After hearing Mitch and Janis’s initial impressions of Blake, which were certainly not favourable, and looking back through the transcripts of our discussions, I have to question how much Mitch and Janis, as parents, are complicit in what happened to Amy after she got back together with Blake.

It is certainly clear that Janis had a strong dislike of Blake from the outset. She approved of Amy’s previous boyfriend, Alex, but Blake is a different story. Janis loves her daughter and in her mind, Blake is the reason that Amy moved onto hard drugs.

While Blake’s influence on Amy is obvious and he has even admitted that he did introduce Amy to hard drugs, I think it is more complicated than that – their relationship is a co-dependency of two addicted people. But for Janis, it is quite simple: Blake is to blame for Amy’s addiction – and she hates him for it.

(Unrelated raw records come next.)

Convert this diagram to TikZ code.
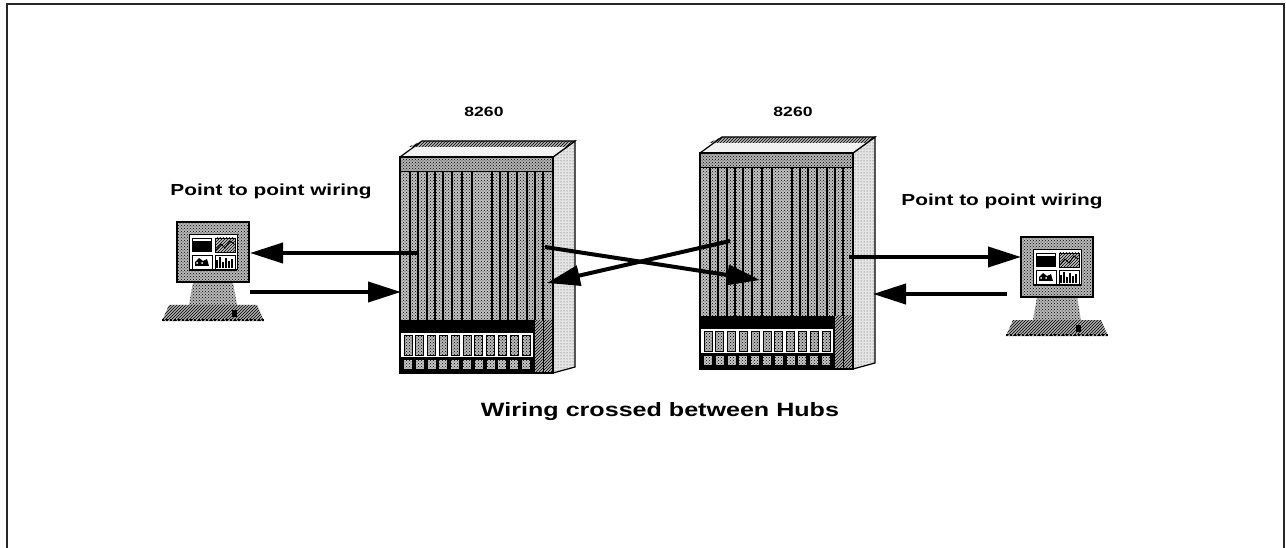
\documentclass[tikz,border=0pt]{standalone}
\usepackage{fontspec}
\newfontfamily\labelfont{Liberation Sans}[FakeStretch=1.3]
\usetikzlibrary{arrows.meta,patterns}

\tikzset{
  wire/.style={line width=4pt, -{Triangle[length=33pt,width=20pt]}},
  outline/.style={draw=black, line width=1.6pt},
  dotfill/.style={pattern=crosshatch dots, pattern color=black},
  lightdots/.style={pattern=dots, pattern color=black!70},
  hatchfill/.style={pattern=north east lines, pattern color=black},
  lbl/.style={font=\labelfont\bfseries, inner sep=0pt, anchor=base}
}

% one 8260 hub chassis, front face top-left corner at (#1,#2)
\newcommand{\hubunit}[2]{%
\begin{scope}[shift={(#1,#2)}]
  % side face
  \fill[black!10] (153,0) -- (175,-16) -- (175,210) -- (153,216) -- cycle;
  \fill[lightdots] (153,0) -- (175,-16) -- (175,210) -- (153,216) -- cycle;
  \draw[line width=1.2pt] (153,0) -- (175,-16) -- (175,210) -- (153,216);
  % top face
  \fill[black!5] (0,0) -- (22,-16) -- (175,-16) -- (153,0) -- cycle;
  \fill[black!30] (8.25,-10) -- (22,-16) -- (175,-16) -- (166.75,-10) -- cycle;
  \fill[hatchfill] (8.25,-10) -- (22,-16) -- (175,-16) -- (166.75,-10) -- cycle;
  \draw[line width=1.2pt] (0,0) -- (22,-16) -- (175,-16) -- (153,0);
  % front face
  \fill[black!24] (0,0) rectangle (153,163);
  \fill[dotfill] (0,0) rectangle (153,163);
  \fill[black!30] (0,0) rectangle (153,15);
  \fill[dotfill] (0,0) rectangle (153,15);
  \draw[line width=1pt] (0,15) -- (153,15);
  \foreach \sx in {10,18,27,35,43,52,62,72,92,100,108,117,127,135,143}
    \draw[line width=1.8pt] (\sx,15) -- (\sx,163);
  % black band and card rows
  \fill[white] (0,163) rectangle (153,216);
  \fill[black] (0,163) rectangle (134,176);
  \fill[black] (0,200) rectangle (134,216);
  \foreach \i in {0,...,10} {
    \filldraw[fill=black!28, draw=black, line width=0.8pt] (4+11.8*\i,178) rectangle ++(8,20);
    \fill[dotfill] (4+11.8*\i,178) rectangle ++(8,20);
    \fill[black!22] (4+11.8*\i,203) rectangle ++(8,9);
    \fill[dotfill] (4+11.8*\i,203) rectangle ++(8,9);
  }
  % narrow cards on the right
  \fill[black!30] (134,163) rectangle (153,216);
  \fill[hatchfill] (134,163) rectangle (153,216);
  \draw[line width=1.4pt] (134,163) -- (134,216) (143.5,163) -- (143.5,216);
  \draw[line width=2.6pt] (0,0) -- (153,0);
  \draw[outline] (0,0) rectangle (153,216);
\end{scope}}

% workstation, monitor top-left corner at (#1,#2)
\newcommand{\workstation}[2]{%
\begin{scope}[shift={(#1,#2)}]
  % stand
  \fill[black!28] (16,60) -- (56,60) -- (60,83) -- (12,83) -- cycle;
  \fill[dotfill] (16,60) -- (56,60) -- (60,83) -- (12,83) -- cycle;
  % keyboard
  \fill[black!32] (-8,83) -- (80,83) -- (87,99) -- (-15,99) -- cycle;
  \fill[hatchfill] (-8,83) -- (80,83) -- (87,99) -- (-15,99) -- cycle;
  \draw[line width=2pt, dotted] (-15,98) -- (87,98);
  \fill[black] (55,88) rectangle ++(5,7);
  % monitor
  \fill[black!28] (0,0) rectangle (72,60);
  \fill[dotfill] (0,0) rectangle (72,60);
  \draw[line width=1.4pt] (0,0) rectangle (72,60);
  \fill[white] (12,13) rectangle (60,48);
  \draw[line width=1pt] (12,13) rectangle (60,48);
  % screen panes
  \fill[black] (15,16) rectangle (35,30);
  \fill[white] (16,17) rectangle (34,19);
  \fill[black!25] (38,16) rectangle (58,30);
  \fill[hatchfill] (38,16) rectangle (58,30);
  \draw[line width=0.8pt] (38,16) rectangle (58,30);
  \draw[line width=1pt] (39,28) -- (44,22) -- (48,26) -- (53,19) -- (57,22);
  \draw[line width=0.8pt] (15,33) rectangle (35,47);
  \fill[black] (18,40) -- (22,36) -- (26,39) -- (30,37) -- (32,44) -- (18,44) -- cycle;
  \fill[white] (20,41) circle (1) (25,41) circle (1);
  \draw[line width=0.8pt] (38,33) rectangle (58,47);
  \foreach \bx/\bh in {40/8,43/11,46/6,49/10,52/7,55/9}
    \draw[line width=1.2pt] (\bx,46) -- (\bx,46-\bh);
  \draw[line width=1.4pt] (12,48) -- (60,48);
\end{scope}}

\begin{document}
\begin{tikzpicture}[x=1pt, y=-1pt]
  \useasboundingbox (0,0) rectangle (1286,548);
  \fill[white] (0,0) rectangle (1286,548);

  % page frame
  \draw[line width=2pt, black!85] (7,548) -- (7,4) -- (1284,4) -- (1284,548);

  % the two hubs
  \hubunit{400}{157}
  \hubunit{700}{153}

  % the two workstations
  \workstation{177}{222}
  \workstation{1021}{237}

  % wiring end points
  \coordinate (h1out)  at (418,253);
  \coordinate (pc1in)  at (250,253);
  \coordinate (pc1out) at (250,292);
  \coordinate (h1in)   at (401,292);
  \coordinate (h1x)    at (545,247);
  \coordinate (h2xin)  at (760,280);
  \coordinate (h2x)    at (730,241);
  \coordinate (h1xin)  at (547,283);
  \coordinate (h2out)  at (849,257);
  \coordinate (pc2in)  at (1021,257);
  \coordinate (pc2out) at (1007,294);
  \coordinate (h2in)   at (873,294);

  \draw[wire] (h1out) -- (pc1in);
  \draw[wire] (pc1out) -- (h1in);
  \draw[wire] (h1x) -- (h2xin);
  \draw[wire] (h2x) -- (h1xin);
  \draw[wire] (h2out) -- (pc2in);
  \draw[wire] (pc2out) -- (h2in);

  % labels
  \node[lbl, font=\labelfont\bfseries\fontsize{13.5}{14}\selectfont] (hubname1) at (484,117) {8260};
  \node[lbl, font=\labelfont\bfseries\fontsize{13.5}{14}\selectfont] (hubname2) at (793,117) {8260};
  \node[lbl, font=\labelfont\bfseries\fontsize{16}{18}\selectfont] (ptpleft) at (271,196) {Point to point wiring};
  \node[lbl, font=\labelfont\bfseries\fontsize{16}{18}\selectfont] (ptpright) at (1002,206) {Point to point wiring};
  \node[lbl, font=\labelfont\bfseries\fontsize{19.3}{22}\selectfont] (caption) at (660,416) {Wiring crossed between Hubs};
\end{tikzpicture}
\end{document}
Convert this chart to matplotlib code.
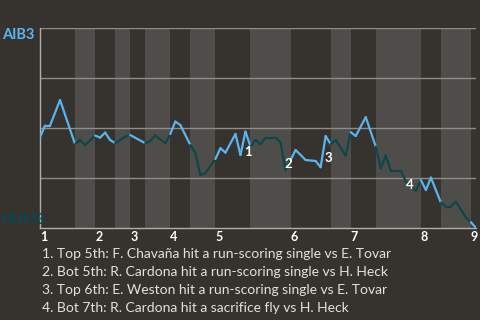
#!/usr/bin/env python3
"""
Win probability chart, AIB3 at HUM3.
"""

import matplotlib
matplotlib.use('Agg')
import matplotlib.pyplot as plt
from matplotlib.collections import LineCollection
import numpy as np

# play index and AIB3 win probability (%)
play = [0, 1, 2, 4, 7, 8, 9, 11, 12, 13, 14, 15, 17, 18, 21, 22, 23, 25, 26, 27,
        28, 30, 31, 32, 33, 35, 36, 37, 39, 40, 41, 42, 43, 44, 45, 47, 48, 49, 50, 51,
        53, 55, 56, 57, 58, 59, 61, 62, 63, 65, 67, 68, 69, 70, 72, 73, 75, 76, 77, 78,
        80, 81, 82, 83, 85, 86, 87]
aib3_wp = [45.4, 51.2, 51.2, 64.0, 41.9, 44.0, 41.5, 46.2, 45.2, 47.7, 44.0, 42.4, 45.7, 46.5, 42.4, 43.6, 46.2, 42.4, 47.0, 53.2,
           51.5, 41.5, 37.4, 26.5, 27.4, 34.5, 39.9, 37.7, 47.0, 36.5, 48.2, 40.7, 44.0, 41.9, 45.2, 45.2, 42.9, 29.0, 34.0, 39.0,
           34.0, 33.5, 30.4, 46.0, 41.9, 44.0, 36.2, 47.9, 46.0, 55.4, 40.7, 29.9, 36.2, 28.7, 28.7, 23.2, 18.5, 24.0, 19.0, 25.2,
           12.7, 10.7, 10.7, 13.2, 5.2, 2.9, 0.0]

# first play of each inning (top half) and of each bottom half
inning_start = [0, 11, 18, 26, 35, 50, 62, 76, 86]
inning_labels = ['1', '2', '3', '4', '5', '6', '7', '8', '9']
bottom_start = [7, 15, 21, 30, 42, 58, 67, 80]
last_play = 87

# key plays: label, position of the marker text
key_labels = ['1', '2', '3', '4']
key_x = [41.6, 49.6, 57.5, 73.7]
key_y = [38.0, 32.0, 35.0, 21.5]
key_text = [
    '1. Top 5th: F. Chavaña hit a run-scoring single vs E. Tovar',
    '2. Bot 5th: R. Cardona hit a run-scoring single vs H. Heck',
    '3. Top 6th: E. Weston hit a run-scoring single vs E. Tovar',
    '4. Bot 7th: R. Cardona hit a sacrifice fly vs H. Heck',
]

away_name, home_name = 'AIB3', 'HUM3'

bg = '#36332f'
band = '#4f4d4a'
away_color = '#5ab4f0'
home_color = '#0b474c'
text_color = '#e2e2e2'

plt.rcParams['font.family'] = ['Lato', 'DejaVu Sans']

fig = plt.figure(figsize=(4.8, 3.2), dpi=100, facecolor=bg)
ax = fig.add_axes([40 / 480, 1 - 228 / 320, 436 / 480, 200 / 320])
ax.set_facecolor(bg)

# shade the bottom halves
for b, t in zip(bottom_start, inning_start[1:] + [last_play]):
    ax.axvspan(b, t, color=band, lw=0, zorder=0)

for yv in [25, 50, 75, 100]:
    ax.axhline(yv, color='#8e8c88', lw=1.0, zorder=1)

# segments coloured by which team is batting
pts = np.column_stack([play, aib3_wp])
segs = np.stack([pts[:-1], pts[1:]], axis=1)
halves = sorted([(s, 'top') for s in inning_start] + [(s, 'bot') for s in bottom_start])
colors = []
for x0, x1 in zip(play[:-1], play[1:]):
    mid = (x0 + x1) / 2
    side = [h for s, h in halves if s <= mid][-1]
    colors.append(away_color if side == 'top' else home_color)
ax.add_collection(LineCollection(segs, colors=colors, linewidths=1.6, zorder=3,
                                 capstyle='round', joinstyle='round'))

for lab, x, y in zip(key_labels, key_x, key_y):
    ax.text(x, y, lab, color='white', fontsize=9.5, fontweight='bold',
            ha='center', va='center', zorder=4)

ax.set_xlim(0, last_play)
ax.set_ylim(0, 100)
for side in ['top', 'right']:
    ax.spines[side].set_visible(False)
for side in ['left', 'bottom']:
    ax.spines[side].set_color('#b0aeaa')
    ax.spines[side].set_linewidth(1.0)
ax.set_yticks([])
ax.set_xticks(inning_start)
ax.set_xticklabels(inning_labels, color='white', fontsize=9, fontweight='bold', ha='left')
ax.tick_params(axis='x', length=0, pad=2)

fig.text(2 / 480, 1 - 35 / 320, away_name, color=away_color, fontsize=10.5,
         fontweight='bold', va='center', ha='left')
fig.text(2 / 480, 1 - 220 / 320, home_name, color=home_color, fontsize=10.5,
         fontweight='bold', va='center', ha='left')

for i, line in enumerate(key_text):
    fig.text(42 / 480, 1 - (254 + 18 * i) / 320, line, color=text_color,
             fontsize=10, va='center', ha='left')

fig.savefig('out.png', dpi=100, facecolor=bg)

And, one has to question why did neither Mitch nor Janis step in at an earlier stage when they saw the warning signs after meeting Blake? Why didn’t they individually or together call Amy to account about her behaviour? Why did they seemingly sit by and let their daughter flounder on alone, getting ever more deeply embroiled in her addictions?

When I broach the subject of Blake with Mitch, he says: ‘I heard about him about the middle of 2006.’ He has already commented on seeing Blake and Amy together in a London pub, but now he adds, ‘Amy and Blake were having a kind of on/off relationship and Blake was seeing another girl, who he obviously preferred to Amy and he didn’t feel he could leave this other girl … When Amy started to become successful and when she started to do well, he joined Amy. He started going [out] with Amy in 2007 … and I met him. She was doing a show in Bayswater [West London] ….’

‘When was that?’ I ask.

‘Around about March 2007. … My first impression was that he was a nice guy. Very friendly. He shook my hand. He was very polite and he seemed … very pleasant ….’

‘What did he say?’ I am intrigued. ‘… Did he say – “I love your daughter?”’

‘No!’ Mitch exclaims. ‘Nothing like that. He didn’t give a big speech or anything. He said, “I am Blake” and “It’s nice to meet you … I am looking forward to the show tonight.”’

‘Did you know who he was?’ I question.

‘I knew of him …. I knew at that point, [Amy] was seeing him. And she kind of sort of made moves to get us together .…
At that point
I had no good reason not to get together with him. None whatsoever. I am very welcoming as far as Amy’s boyfriends are concerned.’

‘So, when was the next time …?’

‘The next time … was when we went to New York to do the
Letterman Show.
David Letterman. We flew together and I was with him for five to six days. … He went out to join her. She was already there doing a mini tour … and she wanted him to be there.’

‘So, she paid for the ticket?’ I say quizzically.

‘Of course,’ Mitch replies.

I find his quiet acceptance that this is OK interesting and tell him so, adding: ‘Well, I’m very successful and I don’t pay for my boyfriend.’

‘Well, you might do if he didn’t have any visible means of income …,’ Mitch responds sarcastically.

‘I am not so sure,’ I argue.

‘Well, she did.’

I have to pursue this further. ‘It didn’t bother you at that point?’


At that point
,’ he says, ‘it wasn’t a problem. In fact maybe she didn’t even pay [at all] because I think the record company sends us out, or something like that. I can’t even remember.’

I am surprised that this situation doesn’t concern Mitch more. A new relationship – one moreover that he’s suspicious about – and he doesn’t seem concerned that his daughter or her record label might be footing the bill for this new man’s expenses. He even seems to think it’s reasonable.

So, I repeat the question again: ‘It didn’t bother you
at that point
?’

‘No,’ he repeats. ‘It didn’t bother me at that point. Not at all.’

OK.

‘You flew together. It’s a long flight. It takes seven hours to get to New York,’ I state.

‘We weren’t sitting together …,’ Mitch says. ‘I went First Executive, or something like that, and they stuck him back in [economy class] …. I said to him I really need to have a sleep, so I had a sleep … I woke up and I went back and I spoke to him for about half an hour to an hour and he seemed like a decent guy.’

‘Maybe you should have spent seven hours with him?’ I say, thinking maybe then he wouldn’t have seemed such a ‘decent guy’.

‘Maybe I should have. But I didn’t,’ he says.